Binadox KPIs to Track:
- Percentage of untagged or poorly tagged ElastiCache nodes.
- Total monthly cost attributed to resources flagged as idle.
- Mean Time to Remediate (MTTR) for identified idle nodes, from detection to termination.
- Number of idle node incidents that are prevented through automated guardrails.
Binadox Common Pitfalls:
- Decommissioning a resource based solely on CPU metrics without checking connection counts or business context.
- Ignoring non-production environments, where waste often proliferates unchecked.
- Lacking a clear ownership model, making it impossible to verify if a resource is safe to delete.

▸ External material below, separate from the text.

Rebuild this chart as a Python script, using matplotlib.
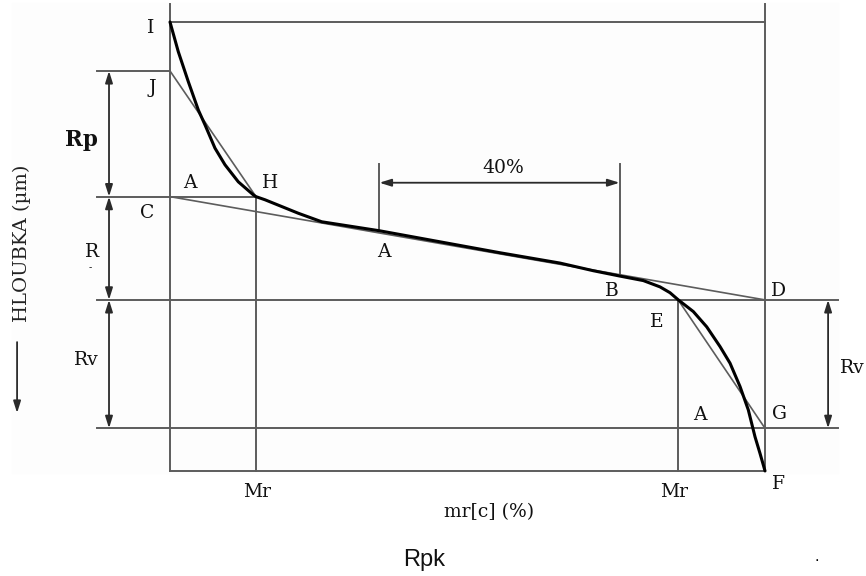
import matplotlib
matplotlib.use("Agg")
import matplotlib.pyplot as plt
from matplotlib.patches import Rectangle

# material ratio (%) of the key points
mr_left = 0.0
mr_right = 100.0
mr_H = 14.45
mr_A = 35.2
mr_B = 75.55
mr_E = 85.4

# depth levels (arbitrary units, 0 = highest peak)
d_I = 0.0
d_J = 1.09
d_C = 3.89
d_D = 6.19
d_G = 9.05
d_F = 10.0

# bearing area curve
curve_mr = [0, 1.39, 3.08, 4.76, 5.88, 7.56, 9.24, 11.48, 14.0, 14.45, 15.97, 18.77,
            21.56, 25.5, 35.2, 55.46, 65.55, 71.14, 75.63, 79.55, 82.35, 84.03,
            85.43, 87.95, 90.2, 92.44, 94.12, 95.8, 97.19, 98.32, 99.16, 100]
curve_d = [0, 0.66, 1.33, 1.96, 2.29, 2.81, 3.18, 3.56, 3.85, 3.89, 3.96, 4.11,
           4.26, 4.45, 4.65, 5.14, 5.37, 5.54, 5.66, 5.76, 5.90, 6.03,
           6.19, 6.45, 6.79, 7.23, 7.60, 8.12, 8.64, 9.24, 9.61, 10.0]

d_curve_A = 4.65
d_curve_B = 5.65

lc = '#5c5c5c'
ac = '#2a2a2a'
lw = 1.4
serif = 'DejaVu Serif'
fs = 13.5

fig = plt.figure(figsize=(8.66, 5.76), dpi=100)
ax = fig.add_axes([0, 0, 1, 1])
ax.set_xlim(-28.57, 116.97)
ax.set_ylim(12.34, -0.49)
ax.axis('off')

ax.add_patch(Rectangle((12 / 866, 1 - 473 / 576), 826 / 866, 470 / 576,
                       transform=ax.transAxes, color='#fdfdfd', zorder=0))

# frame and level lines
ext_l = -12.27
ext_r = 112.27
ax.plot([mr_left, mr_right], [d_I, d_I], color=lc, lw=lw)
ax.plot([ext_l, mr_left], [d_J, d_J], color=lc, lw=lw)
ax.plot([ext_l, mr_H], [d_C, d_C], color=lc, lw=lw)
ax.plot([ext_l, ext_r], [d_D, d_D], color=lc, lw=lw)
ax.plot([ext_l, ext_r], [d_G, d_G], color=lc, lw=lw)
ax.plot([mr_left, mr_right], [d_F, d_F], color=lc, lw=lw)
ax.plot([mr_left, mr_left], [-0.4, d_F], color=lc, lw=lw)
ax.plot([mr_right, mr_right], [-0.4, d_F], color=lc, lw=lw)
ax.plot([mr_H, mr_H], [d_C, d_F], color=lc, lw=lw)
ax.plot([mr_E, mr_E], [d_D, d_F], color=lc, lw=lw)
ax.plot([mr_A, mr_A], [3.16, d_curve_A], color=lc, lw=lw)
ax.plot([mr_B, mr_B], [3.16, d_curve_B], color=lc, lw=lw)

# equivalent straight lines
ax.plot([mr_left, mr_H], [d_J, d_C], color=lc, lw=1.2)
ax.plot([mr_left, mr_right], [d_C, d_D], color=lc, lw=1.2)
ax.plot([mr_E, mr_right], [d_D, d_G], color=lc, lw=1.2)

# the curve
ax.plot(curve_mr, curve_d, color='black', lw=2.2, solid_capstyle='round',
        solid_joinstyle='round', zorder=5)

# dimension arrows
arr = dict(arrowstyle='<|-|>,head_length=0.7,head_width=0.22', color=ac, lw=1.3,
           shrinkA=0, shrinkB=0)
x_dim = -10.25
ax.annotate('', xy=(x_dim, d_J), xytext=(x_dim, d_C), arrowprops=arr)
ax.annotate('', xy=(x_dim, d_C), xytext=(x_dim, d_D), arrowprops=arr)
ax.annotate('', xy=(x_dim, d_D), xytext=(x_dim, d_G), arrowprops=arr)
ax.annotate('', xy=(110.6, d_D), xytext=(110.6, d_G), arrowprops=arr)
ax.annotate('', xy=(mr_A, 3.58), xytext=(mr_B, 3.58), arrowprops=arr)
ax.annotate('', xy=(-25.7, 8.71), xytext=(-25.7, 7.13),
            arrowprops=dict(arrowstyle='-|>,head_length=0.7,head_width=0.22',
                            color=ac, lw=1.3, shrinkA=0, shrinkB=0))

# labels
labels = [
    ('I', -3.19, 0.245), ('J', -3.03, 1.58), ('A', 3.36, 3.70), ('H', 16.8, 3.70),
    ('C', -3.87, 4.37), ('R', -13.1, 5.23), ('A', 35.9, 5.23), ('40%', 55.97, 3.36),
    ('B', 74.3, 6.10), ('D', 102.35, 6.10), ('E', 81.85, 6.79), ('Rv', -14.0, 7.64),
    ('Rv', 114.6, 7.82), ('A', 89.1, 8.86), ('G', 102.35, 8.84), ('F', 102.2, 10.40),
    ('Mr', 14.6, 10.58), ('Mr', 84.7, 10.58), ('mr[c] (%)', 53.6, 11.02),
]
for s, x, y in labels:
    ax.text(x, y, s, family=serif, fontsize=fs, ha='center', va='baseline', color='#111111')

ax.text(-13.4, 5.52, '-', family=serif, fontsize=7, ha='center', va='baseline')
ax.text(-14.96, 2.76, 'Rp', family=serif, fontsize=15.5, fontweight='bold',
        ha='center', va='baseline', color='#111111')
ax.text(-24.87, 4.94, 'HLOUBKA (µm)', family=serif, fontsize=14, rotation=90,
        ha='center', va='center', color='#222222')
ax.text(42.7, 12.12, 'Rpk', family='Liberation Sans', fontsize=17,
        ha='center', va='baseline', color='#111111')
ax.text(108.7, 12.0, '.', family='Liberation Sans', fontsize=12,
        ha='center', va='baseline')

fig.savefig('out.png', dpi=100)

- Failing to create a final backup before deletion, leaving no recovery path in case of a mistake.
Conclusion
Managing idle AWS ElastiCache nodes is a critical FinOps discipline that delivers immediate cost savings while strengthening your security posture. By moving from reactive cleanup to proactive governance, you can build a more efficient, secure, and financially responsible cloud environment.
Start by establishing visibility into resource utilization and ownership. Use this data to create automated guardrails and foster a culture of accountability where every provisioned resource has a clear purpose and lifecycle. This systematic approach will turn a persistent source of waste into a well-managed component of your AWS infrastructure.